**Source records**
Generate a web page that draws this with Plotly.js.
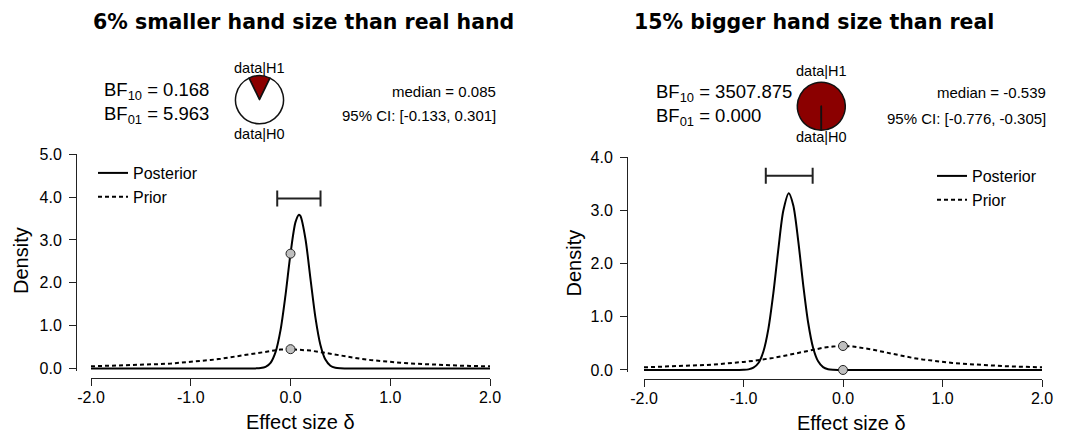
<!DOCTYPE html>
<html>
<head>
<meta charset="utf-8">
<script src="https://cdn.plot.ly/plotly-3.0.1.min.js"></script>
<style>html,body{margin:0;padding:0;background:#fff;}#chart{width:1079px;height:433px;}</style>
</head>
<body>
<div id="chart"></div>
<script>
// ---------- data ----------
const panelTitles = ["6% smaller hand size than real hand", "15% bigger hand size than real"];
const bf10 = [0.168, 3507.875];
const bf01 = [5.963, 0.000];
const bf10Text = ["0.168", "3507.875"];
const bf01Text = ["5.963", "0.000"];
const medians = [0.085, -0.539];
const ciLower = [-0.133, -0.776];
const ciUpper = [0.301, -0.305];
const medianText = ["0.085", "-0.539"];
const ciText = ["[-0.133, 0.301]", "[-0.776, -0.305]"];

const xTicks = [-2, -1, 0, 1, 2];
const xTickLabels = ["-2.0", "-1.0", "0.0", "1.0", "2.0"];
const yTicksLeft = [0, 1, 2, 3, 4, 5];
const yTickLabelsLeft = ["0.0", "1.0", "2.0", "3.0", "4.0", "5.0"];
const yTicksRight = [0, 1, 2, 3, 4];
const yTickLabelsRight = ["0.0", "1.0", "2.0", "3.0", "4.0"];

// prior (same in both panels)
const priorX = [-2.0,-1.9,-1.8,-1.7,-1.6,-1.5,-1.4,-1.3,-1.2,-1.1,-1.0,-0.9,-0.8,-0.7,-0.6,-0.5,-0.4,-0.3,-0.2,-0.1,0.0,
                0.1,0.2,0.3,0.4,0.5,0.6,0.7,0.8,0.9,1.0,1.1,1.2,1.3,1.4,1.5,1.6,1.7,1.8,1.9,2.0];
const priorDensity = [0.050,0.055,0.060,0.066,0.074,0.082,0.092,0.103,0.116,0.132,0.150,0.172,0.197,0.227,0.262,0.300,0.341,0.382,0.417,0.441,0.450,
                      0.441,0.417,0.382,0.341,0.300,0.262,0.227,0.197,0.172,0.150,0.132,0.116,0.103,0.092,0.082,0.074,0.066,0.060,0.055,0.050];

// left posterior
const postLeftX = [-2.0,-1.5,-1.0,-0.6,-0.45,-0.40,-0.35,-0.30,-0.25,-0.20,-0.15,-0.10,-0.05,0.00,0.05,0.085,0.10,0.15,0.20,0.25,0.30,0.35,0.40,0.45,0.50,0.55,0.60,0.8,1.0,1.5,2.0];
const postLeftY = [0,0,0,0,0.0000,0.0003,0.0017,0.0087,0.038,0.132,0.382,0.895,1.713,2.68,3.416,3.59,3.557,3.023,2.099,1.189,0.550,0.208,0.064,0.016,0.0033,0.0005,0.0001,0,0,0,0];

// right posterior
const postRightX = [-2.0,-1.5,-1.2,-1.05,-1.00,-0.95,-0.90,-0.85,-0.80,-0.75,-0.70,-0.65,-0.60,-0.545,-0.50,-0.45,-0.40,-0.35,-0.30,-0.25,-0.20,-0.15,-0.10,-0.05,0.0,0.5,1.0,1.5,2.0];
const postRightY = [0,0,0,0.0004,0.0025,0.011,0.042,0.131,0.347,0.772,1.442,2.264,2.989,3.32,3.095,2.427,1.600,0.887,0.413,0.162,0.053,0.0147,0.0034,0.0006,0.0001,0,0,0,0];

// densities at delta = 0 (Savage-Dickey points)
const pointX = [0, 0];
const pointsLeft = [2.68, 0.45];
const pointsRight = [0.0001, 0.45];

// ---------- figure ----------
const W = 1079, H = 433;
const px = v => v / W;
const py = v => (H - v) / H;
const FONT = "Liberation Sans, Arial, sans-serif";
const BLACK = "#000";

function panelAxes(xDom, yDom, yRange, xPos, yPos, tv, tt) {
  const common = {showgrid:false, zeroline:false, showline:true, linecolor:"#222", linewidth:1,
    ticks:"outside", ticklen:7, tickwidth:1, tickcolor:"#222",
    tickfont:{family:FONT, size:16, color:BLACK}, fixedrange:true};
  return [
    Object.assign({}, common, {domain:xDom, range:[-2,2], anchor:"free", position:xPos,
      tickmode:"array", tickvals:xTicks, ticktext:xTickLabels, ticklabelstandoff:-2}),
    Object.assign({}, common, {domain:yDom, range:yRange, anchor:"free", position:yPos,
      tickmode:"array", tickvals:tv, ticktext:tt, ticklabelstandoff:4})
  ];
}

const [xa1, ya1] = panelAxes([px(91), px(490)], [py(370.6), py(154.3)], [-0.05, 5], py(378), px(76), yTicksLeft, yTickLabelsLeft);
const [xa2, ya2] = panelAxes([px(644), px(1042)], [py(372.1), py(157)], [-0.04, 4], py(379), px(627), yTicksRight, yTickLabelsRight);

const ciHeight = [3.97, 3.65];

function panelTraces(xa, ya, postX, postY, pts, i, legendName) {
  return [
    {x: postX, y: postY, xaxis: xa, yaxis: ya, type:"scatter", mode:"lines", name:"Posterior",
     line:{color:BLACK, width:2, shape:"spline", smoothing:0.8}, legend: legendName},
    {x: priorX, y: priorDensity, xaxis: xa, yaxis: ya, type:"scatter", mode:"lines", name:"Prior",
     line:{color:BLACK, width:2, dash:"4px,3px"}, legend: legendName},
    {x: pointX, y: pts, xaxis: xa, yaxis: ya, type:"scatter", mode:"markers", showlegend:false, cliponaxis:false,
     marker:{size:9, color:"#bfbfbf", line:{color:"#222", width:1}}},
    {x: [medians[i]], y: [ciHeight[i]], xaxis: xa, yaxis: ya, type:"scatter", mode:"markers", showlegend:false,
     marker:{size:1, opacity:0},
     error_x:{type:"data", symmetric:false, array:[ciUpper[i]-medians[i]], arrayminus:[medians[i]-ciLower[i]],
              color:"#222", thickness:2, width:8}}
  ];
}

function pieTrace(i, cx, cy, r) {
  const fracH1 = bf10[i] / (bf10[i] + 1);
  return {type:"pie", values:[bf10[i], 1], labels:["data|H1","data|H0"], sort:false, direction:"clockwise",
    rotation: -fracH1 * 180, textinfo:"none", hoverinfo:"skip", showlegend:false,
    marker:{colors:["#8b0000","#ffffff"], line:{color:"#111", width:1.5}},
    domain:{x:[px(cx-r), px(cx+r)], y:[py(cy+r), py(cy-r)]}};
}

const traces = [
  ...panelTraces("x", "y", postLeftX, postLeftY, pointsLeft, 0, "legend"),
  ...panelTraces("x2", "y2", postRightX, postRightY, pointsRight, 1, "legend2"),
  pieTrace(0, 259.5, 99.7, 24),
  pieTrace(1, 821.3, 106.3, 24)
];

function ann(text, x, y, size, xanchor, extra) {
  return Object.assign({text, x:px(x), y:py(y), xref:"paper", yref:"paper", xanchor:xanchor||"center",
    yanchor:"middle", showarrow:false, font:{family:FONT, size, color:BLACK}}, extra||{});
}
const TFONT = {family:"DejaVu Sans, Verdana, sans-serif", size:20.5, color:BLACK};

const annotations = [
  ann("<b>" + panelTitles[0] + "</b>", 303, 22, 20.5, "center", {font:TFONT}),
  ann("<b>" + panelTitles[1] + "</b>", 813.5, 22, 20.5, "center", {font:TFONT}),
  ann("BF<sub>10</sub> = " + bf10Text[0], 102, 91, 18.5, "left"),
  ann("BF<sub>01</sub> = " + bf01Text[0], 102, 115, 18.5, "left"),
  ann("median = " + medianText[0], 498, 91, 15, "right"),
  ann("95% CI: " + ciText[0], 498, 115, 15, "right"),
  ann("data|H1", 259.5, 68, 14.5),
  ann("data|H0", 259.5, 134, 14.5),
  ann("BF<sub>10</sub> = " + bf10Text[1], 654, 93, 18.5, "left"),
  ann("BF<sub>01</sub> = " + bf01Text[1], 654, 117, 18.5, "left"),
  ann("median = " + medianText[1], 1048, 93, 15, "right"),
  ann("95% CI: " + ciText[1], 1048, 118, 15, "right"),
  ann("data|H1", 821.3, 71, 14.5),
  ann("data|H0", 821.3, 137, 14.5),
  ann("Density", 21, 261, 20, "center", {textangle:-90}),
  ann("Density", 573, 263.5, 20, "center", {textangle:-90}),
  ann("Effect size δ", 300, 422, 20),
  ann("Effect size δ", 851, 423, 20)
];

const legendStyle = {font:{family:FONT, size:16, color:BLACK}, bgcolor:"rgba(0,0,0,0)", borderwidth:0,
  xanchor:"left", yanchor:"top", traceorder:"normal", tracegroupgap:0};

const layout = {
  width: W, height: H, margin:{l:0, r:0, t:0, b:0}, paper_bgcolor:"#fff", plot_bgcolor:"rgba(0,0,0,0)",
  showlegend:true, hovermode:false,
  xaxis: xa1, yaxis: ya1, xaxis2: xa2, yaxis2: ya2,
  legend: Object.assign({}, legendStyle, {x:px(93), y:py(156)}),
  legend2: Object.assign({}, legendStyle, {x:px(932), y:py(159)}),
  annotations
};

Plotly.newPlot("chart", traces, layout, {staticPlot:true, displayModeBar:false});
</script>
</body>
</html>
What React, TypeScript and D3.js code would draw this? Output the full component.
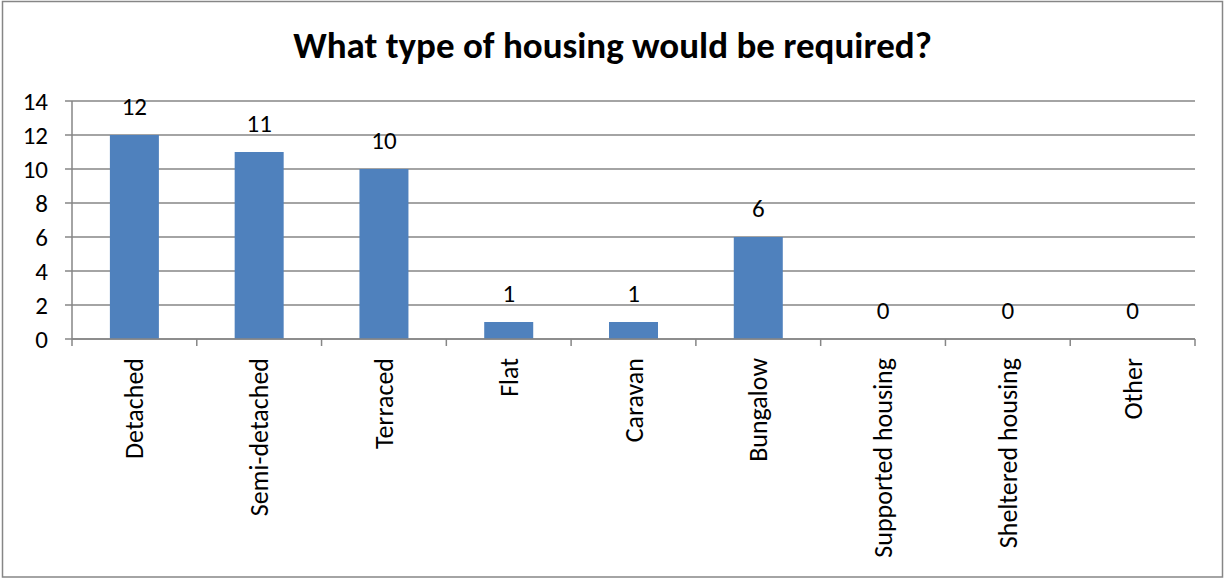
import React, { useEffect, useRef } from "react";
import * as d3 from "d3";

const categories = [
  "Detached",
  "Semi-detached",
  "Terraced",
  "Flat",
  "Caravan",
  "Bungalow",
  "Supported housing",
  "Sheltered housing",
  "Other",
];
const values = [12, 11, 10, 1, 1, 6, 0, 0, 0];
const yTicks = [0, 2, 4, 6, 8, 10, 12, 14];
const title = "What type of housing would be required?";

const W = 1225;
const H = 579;
const FONT = "Calibri, Carlito, Lato, sans-serif";

export default function App() {
  const ref = useRef<SVGSVGElement | null>(null);

  useEffect(() => {
    const svg = d3.select(ref.current);
    svg.selectAll("*").remove();

    const left = 72, right = 1195, top = 101, bottom = 339;
    const x = d3.scaleBand<string>().domain(categories).range([left, right]).paddingInner(0).paddingOuter(0);
    const y = d3.scaleLinear().domain([0, 14]).range([bottom, top]);
    const gray = "#868686";

    svg.append("rect").attr("x", 0).attr("y", 0).attr("width", W).attr("height", H).attr("fill", "#fff");
    svg.append("rect")
      .attr("x", 2.5).attr("y", 1.5).attr("width", 1220).attr("height", 575.5)
      .attr("fill", "none").attr("stroke", gray).attr("stroke-width", 1.5);

    svg.append("text")
      .attr("x", 612.5).attr("y", 58)
      .attr("text-anchor", "middle")
      .attr("font-family", FONT).attr("font-weight", "bold").attr("font-size", 37)
      .attr("fill", "#000")
      .text(title);

    // gridlines
    svg.append("g").selectAll("line").data(yTicks).join("line")
      .attr("x1", left).attr("x2", right)
      .attr("y1", (d) => y(d)).attr("y2", (d) => y(d))
      .attr("stroke", gray).attr("stroke-width", 1.5);

    // y axis
    svg.append("line").attr("x1", left).attr("x2", left).attr("y1", top).attr("y2", bottom)
      .attr("stroke", gray).attr("stroke-width", 1.5);
    svg.append("g").selectAll("line").data(yTicks).join("line")
      .attr("x1", left - 7).attr("x2", left)
      .attr("y1", (d) => y(d)).attr("y2", (d) => y(d))
      .attr("stroke", gray).attr("stroke-width", 1.5);
    svg.append("g").selectAll("text").data(yTicks).join("text")
      .attr("x", 48).attr("y", (d) => y(d)).attr("dy", "0.35em")
      .attr("text-anchor", "end")
      .attr("font-family", FONT).attr("font-size", 25)
      .attr("fill", "#000")
      .text((d) => String(d));

    // bars
    const bw = 49;
    svg.append("g").selectAll("rect").data(categories).join("rect")
      .attr("x", (d) => (x(d) as number) + x.bandwidth() / 2 - bw / 2)
      .attr("y", (d, i) => y(values[i]))
      .attr("width", bw)
      .attr("height", (d, i) => bottom - y(values[i]))
      .attr("fill", "#4F81BD");

    // x axis
    svg.append("line").attr("x1", left).attr("x2", right).attr("y1", bottom).attr("y2", bottom)
      .attr("stroke", gray).attr("stroke-width", 1.5);
    const bounds = categories.map((c) => x(c) as number).concat([right]);
    svg.append("g").selectAll("line").data(bounds).join("line")
      .attr("x1", (d) => d).attr("x2", (d) => d)
      .attr("y1", bottom).attr("y2", bottom + 7)
      .attr("stroke", gray).attr("stroke-width", 1.5);

    // value labels
    svg.append("g").selectAll("text").data(categories).join("text")
      .attr("x", (d) => (x(d) as number) + x.bandwidth() / 2)
      .attr("y", (d, i) => y(values[i]) - 20)
      .attr("text-anchor", "middle")
      .attr("font-family", FONT).attr("font-size", 25)
      .attr("fill", "#000")
      .text((d, i) => String(values[i]));

    // category labels
    svg.append("g").selectAll("text").data(categories).join("text")
      .attr("transform", (d) => `translate(${(x(d) as number) + x.bandwidth() / 2},358) rotate(-90)`)
      .attr("dy", "0.35em")
      .attr("text-anchor", "end")
      .attr("font-family", FONT).attr("font-size", 26)
      .attr("fill", "#000")
      .text((d) => d);
  }, []);

  return (
    <div style={{ position: "absolute", left: 0, top: 0 }}>
      <svg ref={ref} width={W} height={H} />
    </div>
  );
}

**Given exercise**
Search the entries for the string "this" and collect each line that has it.

**Worked answer**
Generate a web page that draws this with Plotly.js.
What React, TypeScript and D3.js code would draw this? Output the full component.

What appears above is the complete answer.